Jusqu’à tout récemment, le christianisme, particulièrement l’Église catholique, dominait dans le paysage public. Les églises pointaient leurs clochers dans toutes les localités et rappelaient aux bons citoyens qu’ils devaient être aussi de bons chrétiens. Le crucifix trônait dans les salles des conseils municipaux. Les lois civiles s’inspiraient de l’Évangile. Et monsieur le curé avait souvent le dernier mot d’autant plus qu’étant gardien de la morale, il avait le droit de véto sur tout ce qui se passait sur la place publique comme dans la vie privée.
Les immigrants en provenance de l’Europe partageaient à peu près la même culture religieuse que les québécois et les québécoises. Jusque-là pas de problème : les Italiens apportaient leurs recettes de pâtes alimentaires, les grecs leurs pizza, les portugais leurs sardines. Tout le monde se régalait.
Le problème a surgi quand l’Orient est débarqué, le Moyen et l’Extrême Orient. Les juifs sont apparus avec leurs phylactères. Les musulmanes commencèrent à arpenter les rues avec leur voile et quelque fois leur burka ou leur niqab. Ces nouveaux arrivants prennent de la place dans le paysage urbain et de plus en plus dans les régions éloignées des grands centres. Ils prennent la place qu’on leur laisse et on leur en laisse beaucoup, comme c’est le cas dans tout pays où la liberté a droit de cité.
Cette nouvelle situation remet en cause la place qu’occupent les confessions religieuses dans une société en grande mutation comme la nôtre. Nous devons devenir une société laïque. Qu’est-ce à dire? La question est difficile à cerner, les réponses nombreuses et tout aussi difficiles à élaborer :
«La liberté de conscience et de religion est considérée chose acquise dans les États de droit, mais elle est sans doute l’une des libertés fondamentales qui suscite le plus de questionnements relatifs à son aménagement, à sa régulation, à sa portée et à ses limites. Les appartenances religieuses peuvent-elles s’exprimer dans les institutions publiques? La laïcité exige-t-elle l’effacement de la religion dans la sphère publique et son replis dans la sphère privée?» (Micheline MILOT, La laïcité, Montréal, Novalis, 2008, p. 7)
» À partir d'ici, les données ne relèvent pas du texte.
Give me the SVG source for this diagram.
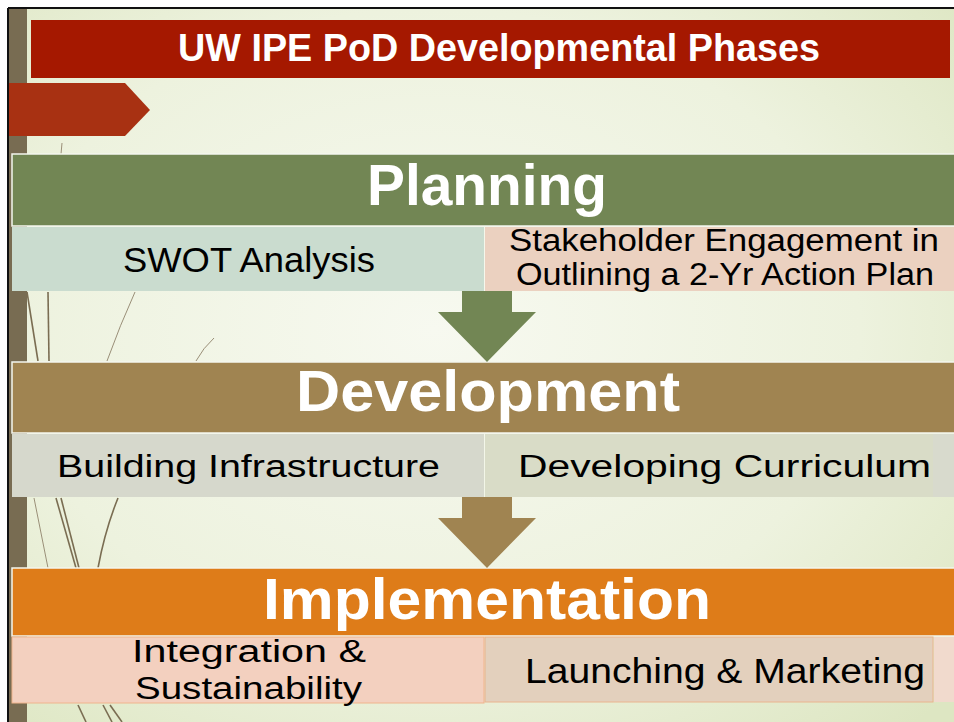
<svg xmlns="http://www.w3.org/2000/svg" width="954" height="722" viewBox="0 0 954 722">
  <defs>
    <radialGradient id="bg" cx="0.45" cy="0.45" r="0.75">
      <stop offset="0" stop-color="#f7f9f0"/>
      <stop offset="0.6" stop-color="#edf2de"/>
      <stop offset="1" stop-color="#dde6c2"/>
    </radialGradient>
    <style>
      .bar { stroke: #f4f6ee; stroke-width: 1.5; }
      .phase { font-family: "Liberation Sans", Arial, sans-serif; font-weight: bold; fill: #ffffff; font-size: 58px; }
      .title { font-family: "Liberation Sans", Arial, sans-serif; font-weight: bold; fill: #ffffff; font-size: 39px; }
      .cal { font-family: "Liberation Sans", Arial, sans-serif; fill: #000000; font-size: 35px; }
      .goth { font-family: "Liberation Sans", Arial, sans-serif; fill: #000000; font-size: 31px; }
      .grass { fill: none; stroke: #7a6d52; stroke-width: 1.6; }
      .grass-thin { fill: none; stroke: #9a8f78; stroke-width: 1; }
    </style>
  </defs>

  <!-- page -->
  <rect x="0" y="0" width="954" height="722" fill="#ffffff"/>
  <rect x="9" y="9" width="945" height="713" fill="url(#bg)"/>
  <rect x="9" y="9" width="18" height="713" fill="#786c52"/>

  <!-- decorative grass -->
  <g id="grass">
    <path class="grass" d="M27 292 L38 361"/>
    <path class="grass" d="M48 292 L49 361"/>
    <path class="grass-thin" d="M135 292 Q120 325 107 361"/>
    <path class="grass-thin" d="M214 338 Q203 348 196 361"/>
    <path class="grass-thin" d="M62 143 L61 154"/>
    <path class="grass" d="M56 498 L76 568"/>
    <path class="grass" d="M61 498 L79 568"/>
    <path class="grass-thin" d="M34 498 L48 568"/>
    <path class="grass" d="M118 498 Q105 530 98 568"/>
    <path class="grass" d="M78 705 L86 722"/>
    <path class="grass" d="M103 705 L112 722"/>
    <path class="grass" d="M110 705 L122 722"/>
  </g>

  <!-- black frame -->
  <line x1="8" y1="8" x2="954" y2="8" stroke="#111111" stroke-width="2"/>
  <line x1="8" y1="8" x2="8" y2="722" stroke="#111111" stroke-width="2"/>

  <g id="title">
    <rect x="31" y="20" width="919" height="58" fill="#a51800"/>
    <text class="title" x="178" y="61" textLength="642" lengthAdjust="spacingAndGlyphs">UW IPE PoD Developmental Phases</text>
  </g>

  <g id="chevron">
    <polygon points="9,83 125,83 150,110 125,136 9,136" fill="#a83112"/>
  </g>

  <g id="planning">
    <rect class="bar" x="12" y="154" width="944" height="72" fill="#728654"/>
    <text class="phase" x="367" y="205" textLength="240" lengthAdjust="spacingAndGlyphs">Planning</text>
  </g>

  <g id="swot">
    <rect x="12" y="227" width="472" height="64" fill="#cadccf"/>
    <text class="cal" x="123" y="272" textLength="252" lengthAdjust="spacingAndGlyphs">SWOT Analysis</text>
  </g>

  <g id="stakeholder">
    <rect x="485" y="227" width="469" height="64" fill="#ebd1c0"/>
    <text class="goth" x="509" y="251" textLength="430" lengthAdjust="spacingAndGlyphs">Stakeholder Engagement in</text>
    <text class="goth" x="516" y="285" textLength="418" lengthAdjust="spacingAndGlyphs">Outlining a 2-Yr Action Plan</text>
  </g>

  <g id="development">
    <rect class="bar" x="12" y="362" width="944" height="71" fill="#a08451"/>
    <text class="phase" x="296" y="411" textLength="384" lengthAdjust="spacingAndGlyphs">Development</text>
  </g>

  <g id="building">
    <rect x="12" y="434" width="472" height="63" fill="#d6d8cc"/>
    <text class="goth" x="57" y="477" textLength="383" lengthAdjust="spacingAndGlyphs">Building Infrastructure</text>
  </g>

  <g id="curriculum">
    <rect x="485" y="434" width="448" height="63" fill="#d9dcc7"/>
    <rect x="933" y="434" width="21" height="63" fill="#d8dacd"/>
    <text class="goth" x="518" y="477" textLength="413" lengthAdjust="spacingAndGlyphs">Developing Curriculum</text>
  </g>

  <g id="implementation">
    <rect class="bar" x="12" y="568" width="944" height="68" fill="#de7c19"/>
    <text class="phase" x="263" y="619" textLength="448" lengthAdjust="spacingAndGlyphs">Implementation</text>
  </g>

  <g id="integration">
    <rect x="12" y="637" width="472" height="66" fill="#f3d0bf" stroke="#f0b48c" stroke-width="1"/>
    <text class="goth" x="132" y="662" textLength="234" lengthAdjust="spacingAndGlyphs">Integration &amp;</text>
    <text class="goth" x="135" y="699" textLength="227" lengthAdjust="spacingAndGlyphs">Sustainability</text>
  </g>

  <g id="launching">
    <rect x="485" y="637" width="448" height="65" fill="#e3d0bd" stroke="#eab48e" stroke-width="1"/>
    <rect x="934" y="637" width="20" height="65" fill="#f1dacd"/>
    <text class="cal" x="525" y="683" textLength="400" lengthAdjust="spacingAndGlyphs">Launching &amp; Marketing</text>
  </g>

  <g id="connectors">
    <polygon id="arrow-plan-dev" points="462,291 512,291 512,312 536,312 487,362 438,312 462,312" fill="#728654"/>
    <polygon id="arrow-dev-impl" points="462,497 512,497 512,518 536,518 487,568 438,518 462,518" fill="#a08451"/>
  </g>
</svg>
Le débat occupe les médias et les conversations. Il suscite des prises de position qui vont dans tous les sens. Les audiences de la Commission Bouchard-Taylor en a présenté de vibrants témoignages.
Une chose est certaine : la laïcité est une chance pour l’Église québécoise. Elle nous permet de bien distinguer les diverses expressions de notre foi, celles qui traduisent l’authentique message du Christ et celles qui ne sont que l’expression d’une culture particulière. Nous ne pouvons pas entretenir une société où tout serait chrétien. Il faut rendre à César ce qui lui appartient et laisser à Dieu ce qui lui revient : Jésus a été clair sur le sujet, il me semble (Luc 20, 25)!
La laïcité nous permet de retourner à nos racines de croyants et de croyantes. Elle nous oblige à dépasser les ambiguïtés. Elle nous force à préciser le contenu de notre foi et ses formes d’expression. Bref, à retourner à l’Évangile.